Лютер мог бы иметь в виду и будущую Европу, когда он порадовал однажды сотрапезников своим неприличным, но неоспоримым аперсю: «Из робкой задницы едва ли выйдут радостные ветры». Бог Люцифер отыгрывался в Европе за каждый материалистический эксцесс. Материализм, после того как он покончил с духовным и душевным и сделал ставку на телесное, рисковал в Европе не найти ни одного–единственного тела, которое и на практике смогло бы оказаться столь безрассудно смелым, каким оно обнаруживало себя в теории. Хотя в Европе и умели мыслить по Бюхнеру и Молешотту, но едва ли кто- нибудь рискнул бы здесь по Бюхнеру и Молешотту жить.

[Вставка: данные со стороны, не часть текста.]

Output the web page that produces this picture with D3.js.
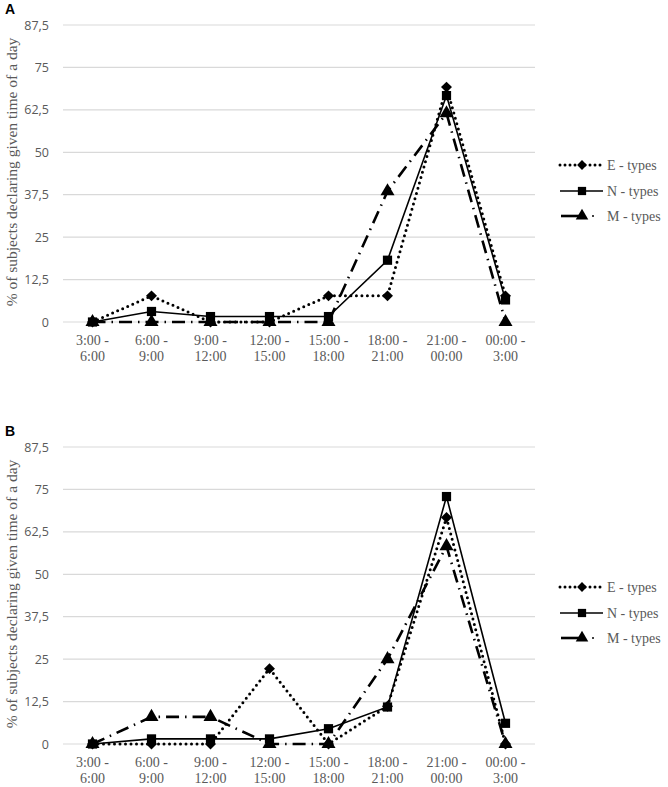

Европа со времен Вольтера только грезила о теле атлета[67], спотыкаясь на каждом шагу о непреодоленные остатки души. Память о христианской аскезе свела судорогой тело Европы, мешая ему пожинать плоды им же посеянного материализма. Понадобилось знакомство с Америкой, чтобы христиански изможденной плоти Запада удалось психоаналитически нейтрализовать свою неполноценность и привести себя наконец в согласие с теорией.

Культура разрушается там, где она соотносится не с Я, а с физическим телом, каковое, в свою очередь, воображает себя не физическим телом, а Я. Разве речевые обороты в первом лице, вроде: прихожу, ухожу, бегу, сижу, стою, лежу и т. п., подразумевают что- либо иное, кроме непосредственных отправлений фюсиса («Mind is, what body does»)? Правда материализма в том, что осознанием себя как Я мы обязаны восприятию тела.

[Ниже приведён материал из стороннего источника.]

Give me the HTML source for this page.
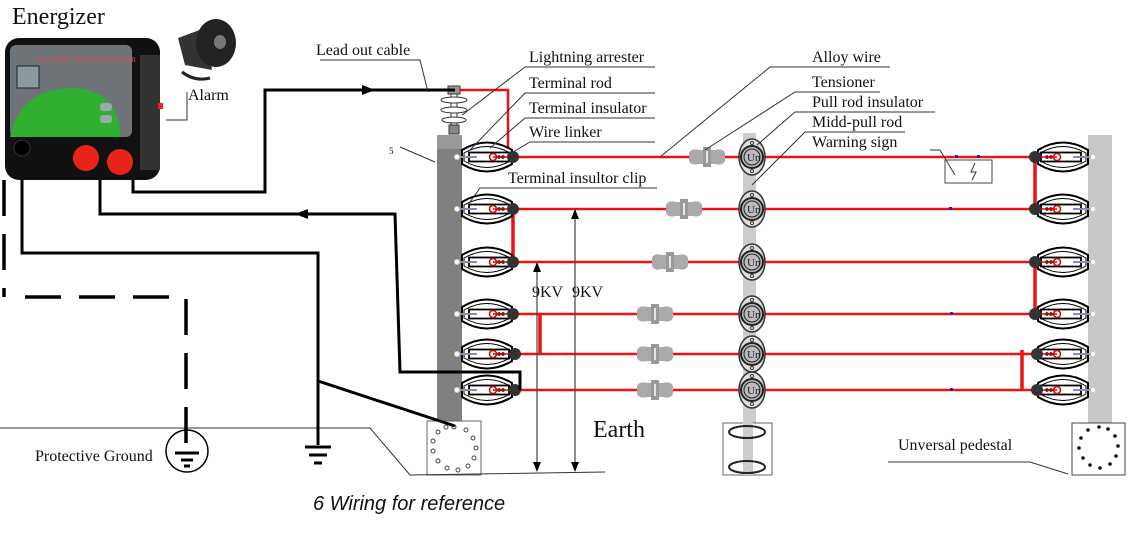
<!DOCTYPE html>
<html><head><meta charset="utf-8"><style>
html,body{margin:0;padding:0;background:#fff;}
svg{display:block;}
text{font-family:"Liberation Serif",serif;fill:#111;}
</style></head><body>
<svg width="1133" height="533" viewBox="0 0 1133 533" xmlns="http://www.w3.org/2000/svg">
<defs>
<g id="insL">
<path d="M-25,-7 Q0,-22 25,-7 L25,7 Q0,22 -25,7 Z" fill="#fff" stroke="#000" stroke-width="2"/>
<path d="M-23,-4 Q0,-17 23,-4 L23,4 Q0,17 -23,4 Z" fill="none" stroke="#000" stroke-width="1"/>
<rect x="-18" y="-4.5" width="40" height="9" fill="#fff" stroke="#000" stroke-width="1.8"/>
<line x1="-30" y1="0" x2="-10" y2="0" stroke="#8888bb" stroke-width="2"/>
<circle cx="-30" cy="0" r="2.5" fill="#fff" stroke="#ccc"/>
<circle cx="6" cy="0" r="3.5" fill="#fff" stroke="#c00" stroke-width="1.5"/>
<circle cx="12" cy="0" r="1.8" fill="#000"/>
<circle cx="16" cy="0" r="1.8" fill="#000"/>
<line x1="6" y1="0" x2="24" y2="0" stroke="#e00" stroke-width="1.5"/>
</g>
<g id="ten">
<path d="M-18,-4 Q-16,-9 -8,-7 L8,-7 Q16,-9 18,-4 L18,4 Q16,9 8,7 L-8,7 Q-16,9 -18,4 Z" fill="#aaa"/>
<rect x="-4" y="-10" width="8" height="20" fill="#999"/>
<line x1="0" y1="-6" x2="0" y2="6" stroke="#fff" stroke-width="1.5"/>
</g>
<g id="pull">
<ellipse cx="0" cy="0" rx="13" ry="18" fill="#ddd" stroke="#333" stroke-width="1.5"/>
<circle cx="0" cy="0" r="11" fill="#bbb" stroke="#222" stroke-width="2"/>
<circle cx="0" cy="0" r="8" fill="none" stroke="#222" stroke-width="1"/>
<text x="-5" y="4" font-size="11" style="fill:#222">Un</text>
<circle cx="0" cy="-14" r="1.5" fill="#fff" stroke="#333"/>
<circle cx="0" cy="14" r="1.5" fill="#fff" stroke="#333"/>
</g>
</defs>

<rect x="437" y="148" width="25" height="282" fill="#808080"/>
<rect x="437" y="135" width="25" height="14" fill="#999"/>
<rect x="743" y="133" width="13" height="290" fill="#ccc"/>
<rect x="1088" y="135" width="24" height="295" fill="#c8c8c8"/>

<rect x="427" y="421" width="54" height="54" fill="#fff" stroke="#666"/>
<g fill="#fff" stroke="#444" stroke-width="1">
<circle cx="454" cy="427" r="2"/><circle cx="466" cy="430" r="2"/><circle cx="473" cy="438" r="2"/><circle cx="476" cy="448" r="2"/><circle cx="474" cy="458" r="2"/><circle cx="468" cy="466" r="2"/><circle cx="458" cy="470" r="2"/><circle cx="447" cy="468" r="2"/><circle cx="438" cy="461" r="2"/><circle cx="433" cy="451" r="2"/><circle cx="433" cy="441" r="2"/><circle cx="438" cy="432" r="2"/><circle cx="446" cy="427" r="2"/>
</g>
<rect x="723" y="423" width="49" height="52" fill="#fff" stroke="#666"/>
<rect x="743" y="420" width="10" height="55" fill="#ccc"/>
<ellipse cx="747" cy="432" rx="18" ry="6" fill="none" stroke="#222" stroke-width="2"/>
<ellipse cx="747" cy="467" rx="18" ry="6" fill="none" stroke="#222" stroke-width="2"/>
<rect x="1072" y="423" width="53" height="52" fill="#fff" stroke="#444"/>
<g fill="#111">
<circle cx="1099" cy="427" r="1.8"/><circle cx="1108" cy="429" r="1.8"/><circle cx="1115" cy="436" r="1.8"/><circle cx="1118" cy="446" r="1.8"/><circle cx="1116" cy="456" r="1.8"/><circle cx="1110" cy="464" r="1.8"/><circle cx="1100" cy="468" r="1.8"/><circle cx="1090" cy="465" r="1.8"/><circle cx="1083" cy="458" r="1.8"/><circle cx="1079" cy="448" r="1.8"/><circle cx="1081" cy="438" r="1.8"/><circle cx="1088" cy="430" r="1.8"/>
</g>

<polyline points="0,428 370,428 410,475 605,472" fill="none" stroke="#333" stroke-width="1"/>
<polyline points="888,462 1030,462 1068,474" fill="none" stroke="#333" stroke-width="1"/>

<g stroke="#ee1111" stroke-width="2.5" fill="none">
<line x1="513" y1="157" x2="1035" y2="157"/>
<line x1="513" y1="209" x2="1035" y2="209"/>
<line x1="513" y1="262" x2="1035" y2="262"/>
<line x1="513" y1="314" x2="1035" y2="314"/>
<line x1="513" y1="354" x2="1035" y2="354"/>
<line x1="513" y1="390" x2="1035" y2="390"/>
<polyline points="455,90 508,90 508,157"/>
<line x1="513" y1="209" x2="513" y2="262" stroke-width="3.5"/>
<line x1="540" y1="314" x2="540" y2="354" stroke-width="3.5"/>
<line x1="1035" y1="157" x2="1035" y2="209" stroke-width="3.5"/>
<line x1="1035" y1="262" x2="1035" y2="314" stroke-width="3.5"/>
<line x1="1022" y1="350" x2="1022" y2="391" stroke-width="3.5"/>
</g>
<g fill="#2222cc">
<rect x="949" y="207" width="3" height="3"/><rect x="950" y="312" width="3" height="3"/><rect x="950" y="388" width="3" height="3"/><rect x="955" y="155" width="3" height="3"/><rect x="977" y="155" width="3" height="3"/>
</g>

<g>
<use href="#insL" x="487" y="157"/><use href="#insL" x="487" y="209"/><use href="#insL" x="487" y="262"/>
<use href="#insL" x="487" y="314"/><use href="#insL" x="487" y="354"/><use href="#insL" x="487" y="390"/>
</g>
<g fill="#333">
<circle cx="513" cy="157" r="6"/><circle cx="513" cy="209" r="6"/><circle cx="513" cy="262" r="6"/>
<circle cx="513" cy="314" r="6"/><circle cx="515" cy="354" r="6"/><circle cx="515" cy="390" r="6"/>
</g>
<g transform="translate(2150,0) scale(-1,1)">
<use href="#insL" x="1087" y="157"/><use href="#insL" x="1087" y="209"/><use href="#insL" x="1087" y="262"/>
<use href="#insL" x="1087" y="314"/><use href="#insL" x="1087" y="354"/><use href="#insL" x="1087" y="390"/>
</g>
<g fill="#333">
<circle cx="1035" cy="157" r="6"/><circle cx="1035" cy="209" r="6"/><circle cx="1035" cy="262" r="6"/>
<circle cx="1035" cy="314" r="6"/><circle cx="1037" cy="354" r="6"/><circle cx="1037" cy="390" r="6"/>
</g>

<use href="#ten" x="707" y="157"/><use href="#ten" x="684" y="209"/><use href="#ten" x="670" y="262"/>
<use href="#ten" x="655" y="314"/><use href="#ten" x="655" y="354"/><use href="#ten" x="655" y="390"/>
<use href="#pull" x="752" y="157"/><use href="#pull" x="752" y="209"/><use href="#pull" x="752" y="262"/>
<use href="#pull" x="752" y="314"/><use href="#pull" x="752" y="354"/><use href="#pull" x="752" y="390"/>

<rect x="448" y="86" width="12" height="8" fill="#999" stroke="#333"/>
<rect x="451" y="94" width="6" height="34" fill="#fff" stroke="#333"/>
<g fill="#fff" stroke="#333"><ellipse cx="454" cy="100" rx="13" ry="3"/><ellipse cx="454" cy="110" rx="13" ry="3"/><ellipse cx="454" cy="120" rx="12" ry="3"/></g>
<rect x="449" y="125" width="10" height="9" fill="#888" stroke="#333"/>

<rect x="945" y="160" width="47" height="23" fill="#fff" stroke="#444"/>
<path d="M975,163 L971,172 L976,172 L972,180" fill="none" stroke="#333"/>

<g stroke="#000" stroke-width="3" fill="none">
<polyline points="133,178 133,192 265,192 265,90 455,90"/>
<polyline points="100,178 100,214 395,214 400,372 520,372 520,390"/>
<polyline points="22,178 22,253 318,253 318,445"/>
<line x1="318" y1="381" x2="455" y2="426"/>
<line x1="305" y1="447" x2="331" y2="447"/>
<line x1="309" y1="455" x2="327" y2="455"/>
<line x1="314" y1="463" x2="322" y2="463"/>
</g>
<path d="M362,85 L375,90 L362,95 Z" fill="#000"/>
<path d="M308,209 L295,214 L308,219 Z" fill="#000"/>
<g stroke="#000" stroke-width="3.5" fill="none" stroke-dasharray="36,18">
<line x1="4" y1="180" x2="4" y2="297"/>
<line x1="25" y1="297" x2="170" y2="297"/>
<line x1="186" y1="299" x2="186" y2="452"/>
</g>
<circle cx="187" cy="451" r="21" fill="none" stroke="#000" stroke-width="1.5"/>
<g stroke="#000" stroke-width="3"><line x1="175" y1="453" x2="199" y2="453"/><line x1="181" y1="460" x2="193" y2="460"/><line x1="184" y1="466" x2="190" y2="466"/></g>

<g stroke="#444" stroke-width="1.2">
<line x1="537" y1="266" x2="537" y2="468"/>
<line x1="575" y1="213" x2="575" y2="468"/>
</g>
<g fill="#000">
<path d="M537,262 L533,272 L541,272Z"/><path d="M537,472 L533,462 L541,462Z"/>
<path d="M575,209 L571,219 L579,219Z"/><path d="M575,472 L571,462 L579,462Z"/>
</g>

<g stroke="#333" stroke-width="1" fill="none">
<polyline points="320,60 420,60 428,92"/>
<polyline points="655,67 525,67 462,115"/>
<polyline points="655,93 525,93 470,150"/>
<polyline points="655,118 525,118 490,148"/>
<polyline points="655,142 530,142 513,152"/>
<polyline points="657,188 480,188 468,205"/>
<polyline points="890,67 770,67 660,157"/>
<polyline points="880,92 795,92 705,150"/>
<polyline points="935,112 795,112 757,145"/>
<polyline points="905,132 805,132 752,185"/>
<polyline points="930,150 940,150 955,175"/>
<line x1="400" y1="147" x2="435" y2="162"/>
<polyline points="166,120 187,120 187,92"/>
</g>

<rect x="5" y="38" width="155" height="142" rx="14" fill="#111"/>
<rect x="140" y="55" width="20" height="115" fill="#333"/>
<rect x="10" y="45" width="122" height="92" rx="6" fill="#6f7479"/>
<path d="M10,137 Q20,90 70,88 Q115,88 120,130 L120,137 Z" fill="#30b030"/>
<rect x="17" y="66" width="22" height="22" fill="#8a9aa0" stroke="#222"/>
<rect x="100" y="103" width="12" height="8" rx="3" fill="#9aa"/>
<rect x="100" y="115" width="12" height="8" rx="3" fill="#9aa"/>
<rect x="158" y="103" width="5" height="6" fill="#e22"/>
<circle cx="86" cy="158" r="13" fill="#e8231c"/>
<circle cx="120" cy="162" r="13" fill="#e8231c"/>
<circle cx="22" cy="148" r="8" fill="#000" stroke="#333"/>
<text x="38" y="62" font-size="7" style="fill:#e44" font-family="Liberation Sans">ELECTRIC FENCE ENERGIZER</text>

<path d="M178,38 L205,28 L212,70 L185,65 Z" fill="#333"/>
<ellipse cx="216" cy="43" rx="20" ry="24" fill="#222"/>
<ellipse cx="220" cy="42" rx="6" ry="7" fill="#777"/>
<path d="M182,72 Q195,82 210,78" fill="none" stroke="#222" stroke-width="3"/>

<text x="12" y="24" font-size="24">Energizer</text>
<text x="188" y="100" font-size="16">Alarm</text>
<text x="316" y="55" font-size="16">Lead out cable</text>
<text x="529" y="62" font-size="16">Lightning arrester</text>
<text x="529" y="88" font-size="16">Terminal rod</text>
<text x="529" y="113" font-size="16">Terminal insulator</text>
<text x="529" y="137" font-size="16">Wire linker</text>
<text x="508" y="183" font-size="16">Terminal insultor clip</text>
<text x="812" y="62" font-size="16">Alloy wire</text>
<text x="812" y="87" font-size="16">Tensioner</text>
<text x="812" y="107" font-size="16">Pull rod insulator</text>
<text x="812" y="127" font-size="16">Midd-pull rod</text>
<text x="812" y="147" font-size="16">Warning sign</text>
<text x="389" y="154" font-size="9">5</text>
<text x="532" y="297" font-size="16">9KV</text>
<text x="572" y="297" font-size="16">9KV</text>
<text x="593" y="437" font-size="24">Earth</text>
<text x="898" y="450" font-size="16">Unversal pedestal</text>
<text x="35" y="461" font-size="16">Protective Ground</text>
<text x="313" y="510" font-size="20" font-style="italic" style="font-family:'Liberation Sans',sans-serif">6 Wiring for reference</text>
</svg>
</body></html>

Ложь его в нашем неумении осознать, что если Я и может быть обнаруживаемо в физическом теле, чувственно аффицируемом извне, то лишь в свободном переживании духовной сферы. — Есть ли физическое тело Я? Вопрос равен вопросу: Есть ли физическое тело дух? Да и нет. Да в своем«сатурническом» прошлом и «вулканическом» будущем состоянии. Нет в своей нынешней форме.

Середина между началом мира и концом мира явлена человеческим телом на кресте, которое, будучи физическим телом, есть в то же время Дух и Я. Мистерия Голгофы как сердцевины человеческой истории есть мистерия одного физического тела, пропитывающегося до мозга костей сознанием. Это духовно–физическое ТЕЛО одного висящего на кресте человека и есть (в строго логическом смысле) ПОНЯТИЕ тела — в посрамление всех логик Запада, от Аристотеля до Гуссерля. Со времени Мистерии Голгофы понятие тела и восприятие тела суть одно и то же: абстрактная (ибо бесплотная) духовность и конкретная (но бездушная) материальность преображены в воскресшем фантоме тела.

После Голгофы можно быть логиком в Логосе, а не логиком в Локи, и это значит: логически помысленное понятие тело, которое не идентично с этим вот телом Логоса на кресте, есть, с позволения сказать, бессмыслица и бред. В вечной современности креста на Голгофе физически–духовное начало мира скрещивается с духовно–физическим концом мира. Поскольку историческое христианство так и не доросло до Троицына дня, именно до христианизации Люцифера, ему не оставалось ничего иного, как быть ведомым на помочах неискупленным Люцифером.

Неискупленный Люцифер — это дух, не могущий простить Христу его фюсиса. Он есть дух и гений неоплатонизма, для которого телесная смерть Бога и его воскрешение во плоти является (1 Кор. 1:23) безумием. Физическое тело — камень преткновения Люцифера. Этот дух чересчур духовен, чтобы быть Святым Духом (в христианском смысле). Излишек духа мешает ему стать святым.

Чтобы стать святым, он должен постичь тайну физического. Тогда он дух, обещанный быть посланным Христом для понимания Его Мистерии[68]. В строго гётевском смысле он есть — орган восприятия. Антропософия опознает его в круге учения о двенадцати органах чувств, где он идентифицируется с органом чувства для восприятия Я. Антропософский орган восприятия Я есть орган восприятия Я другого. Если Другой называется Христос, то орган чувства для восприятия его Я в нас называется Святой Дух. Люцифер, которому мы обязаны даром называть себя Я, сам обязан Христу даром называть себя: не Я, но Христос во мне.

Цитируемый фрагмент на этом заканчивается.